Local and global gravitational aspects of domain wall space-times
Mirjam Cvetič, Stephen Griffies, Harald H. Soleng
TL;DR
The paper addresses how eternal vacuum domain walls between vacua with non-positive cosmological constants influence local and global gravity. It develops a comoving-wall metric framework, applies Israel’s thin-wall formalism, and classifies walls into extreme, non-extreme, and ultra-extreme by the surface density σ, linking each class to distinct interior/exterior geometries (M_4, AdS_4, and dS_4) and to their global causal structures. Tolman mass analysis shows that extreme walls have zero total gravitational mass per area when balanced by AdS_4 regions, supporting a positive-mass protection conjecture that forbids exterior observers from encountering negative-mass objects. The global space-times exhibit causal features akin to black holes, including Cauchy horizons and lattice extensions that avoid singularities, with extensions across horizons allowing well-posed Cauchy problems in AdS_4/M_4 mosaics. The work connects these idealized solutions to physical domain walls in cosmology, highlighting implications for vacuum decay, supersymmetry, and gravitational shielding, while underscoring their value as a didactic model for GR concepts.
Abstract
Local and global gravitational effects induced by eternal vacuum domain walls are studied. We concentrate on thin walls between non-equal and non-positive cosmological constants on each side of the wall. These vacuum domain walls fall in three classes depending on the value of their energy density $σ$: (1)\ extreme walls with $σ= σ_{\text{ext}}$ are planar, static walls corresponding to supersymmetric configurations, (2)\ non-extreme walls with $σ= σ_{\text{non}} > σ_{\text{ext}}$ correspond to expanding bubbles with observers on either side of the wall being {\em inside\/} the bubble, and (3)\ ultra-extreme walls with $σ= σ_{\text{ultra}} < σ_{\text{ext}}$ represent the bubbles of false vacuum decay.

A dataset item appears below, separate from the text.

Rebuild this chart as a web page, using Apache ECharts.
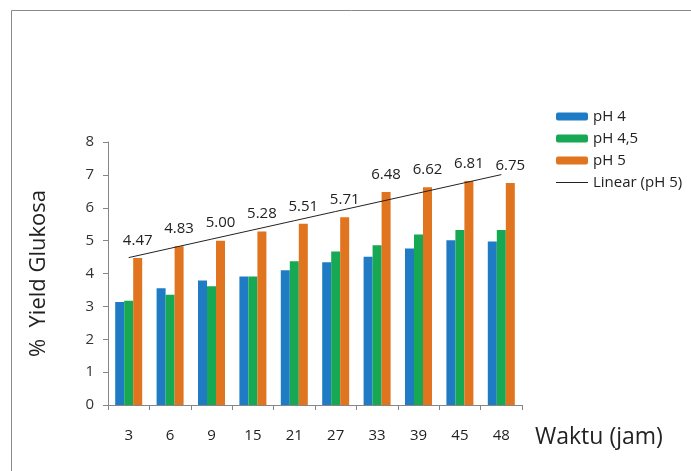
<!DOCTYPE html>
<html>
<head>
<meta charset="utf-8">
<script src="https://cdn.jsdelivr.net/npm/echarts@6/dist/echarts.min.js"></script>
<style>
  html, body { margin: 0; padding: 0; background: #ffffff; }
  #chart { width: 691px; height: 471px; }
</style>
</head>
<body>
<div id="chart"></div>
<script>
// Sampling times (hours)
const waktu = ['3', '6', '9', '15', '21', '27', '33', '39', '45', '48'];

// Glucose yield (%) per pH
const ph4  = [3.13, 3.55, 3.79, 3.91, 4.10, 4.34, 4.51, 4.76, 5.01, 4.97];
const ph45 = [3.17, 3.35, 3.61, 3.91, 4.37, 4.67, 4.86, 5.19, 5.32, 5.32];
const ph5  = [4.47, 4.83, 5.00, 5.28, 5.51, 5.71, 6.48, 6.62, 6.81, 6.75];

const yTicks = [0, 1, 2, 3, 4, 5, 6, 7, 8];

// Least-squares trend line of the pH 5 series over the category index
function linearTrend(values) {
  const n = values.length;
  const xs = values.map((_, i) => i + 1);
  const mx = xs.reduce((a, b) => a + b, 0) / n;
  const my = values.reduce((a, b) => a + b, 0) / n;
  let sxy = 0, sxx = 0;
  for (let i = 0; i < n; i++) {
    sxy += (xs[i] - mx) * (values[i] - my);
    sxx += (xs[i] - mx) * (xs[i] - mx);
  }
  const slope = sxy / sxx;
  return xs.map(x => +(my + slope * (x - mx)).toFixed(4));
}
const trendPh5 = linearTrend(ph5);

const FONT = '"Open Sans", "Noto Sans", sans-serif';
const chart = echarts.init(document.getElementById('chart'), null, { renderer: 'canvas' });

chart.setOption({
  backgroundColor: '#ffffff',
  animation: false,
  textStyle: { fontFamily: FONT },
  graphic: [{
    type: 'rect',
    left: 9, top: 8,
    shape: { width: 720, height: 500 },
    style: { fill: 'none', stroke: '#8a8a8a', lineWidth: 1 },
    silent: true
  }],
  grid: { left: 108, right: 169, top: 142, bottom: 66, containLabel: false },
  legend: {
    orient: 'vertical',
    left: 551, top: 104,
    itemWidth: 32, itemHeight: 8, itemGap: 7,
    textStyle: { fontFamily: FONT, fontSize: 15, color: '#222', lineHeight: 15 },
    data: [
      'pH 4', 'pH 4,5', 'pH 5',
      { name: 'Linear (pH 5)', icon: 'path://M0,0 L32,0 L32,1 L0,1 Z' }
    ]
  },
  xAxis: {
    type: 'category',
    data: waktu,
    name: 'Waktu (jam)',
    nameLocation: 'end',
    nameGap: 13,
    nameTextStyle: {
      fontFamily: FONT, fontSize: 23, color: '#222',
      verticalAlign: 'top', padding: [21, 0, 0, 0]
    },
    axisLine: { lineStyle: { color: '#868686' } },
    axisTick: { show: true, length: 5, lineStyle: { color: '#868686' } },
    axisLabel: { margin: 23, fontFamily: FONT, fontSize: 15, color: '#222' },
    splitLine: { show: false }
  },
  yAxis: {
    type: 'value',
    min: yTicks[0], max: yTicks[yTicks.length - 1], interval: 1,
    name: '%  Yield Glukosa',
    nameLocation: 'middle',
    nameGap: 58,
    nameRotate: 90,
    nameTextStyle: { fontFamily: FONT, fontSize: 22, color: '#222' },
    axisLine: { show: true, lineStyle: { color: '#868686' } },
    axisTick: { show: true, length: 5, lineStyle: { color: '#868686' } },
    axisLabel: { margin: 14, fontFamily: FONT, fontSize: 15, color: '#333' },
    splitLine: { show: false }
  },
  series: [
    {
      name: 'pH 4', type: 'bar', data: ph4,
      barWidth: 9, barGap: '0%',
      itemStyle: { color: '#1f7cc4' }
    },
    {
      name: 'pH 4,5', type: 'bar', data: ph45,
      barWidth: 9, barGap: '0%',
      itemStyle: { color: '#17a853' }
    },
    {
      name: 'pH 5', type: 'bar', data: ph5,
      barWidth: 9, barGap: '0%',
      itemStyle: { color: '#e0741f' },
      label: {
        show: true, position: 'top', distance: 10,
        fontFamily: FONT, fontSize: 15, color: '#222',
        formatter: p => p.value.toFixed(2)
      }
    },
    {
      name: 'Linear (pH 5)', type: 'line', data: trendPh5,
      symbol: 'none', z: 5,
      lineStyle: { color: '#222', width: 1 },
      itemStyle: { color: '#222' }
    }
  ]
});
</script>
</body>
</html>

On the sides with less negative cosmological constant, the extreme, non-extreme, and ultra-extreme walls exhibit no, repulsive, and attractive effective ``gravitational forces,'' respectively. These ``gravitational forces'' are global effects not caused by local curvature. Since the non-extreme wall encloses observers on both sides, the supersymmetric system has the lowest gravitational mass accessable to outside observers. It is conjectured that similar positive mass protection occurs in all physical systems and that no finite negative mass object can exist inside the universe. We also discuss the global space-time structure of these singularity free space-times and point out intriguing analogies with the causal structure of black holes.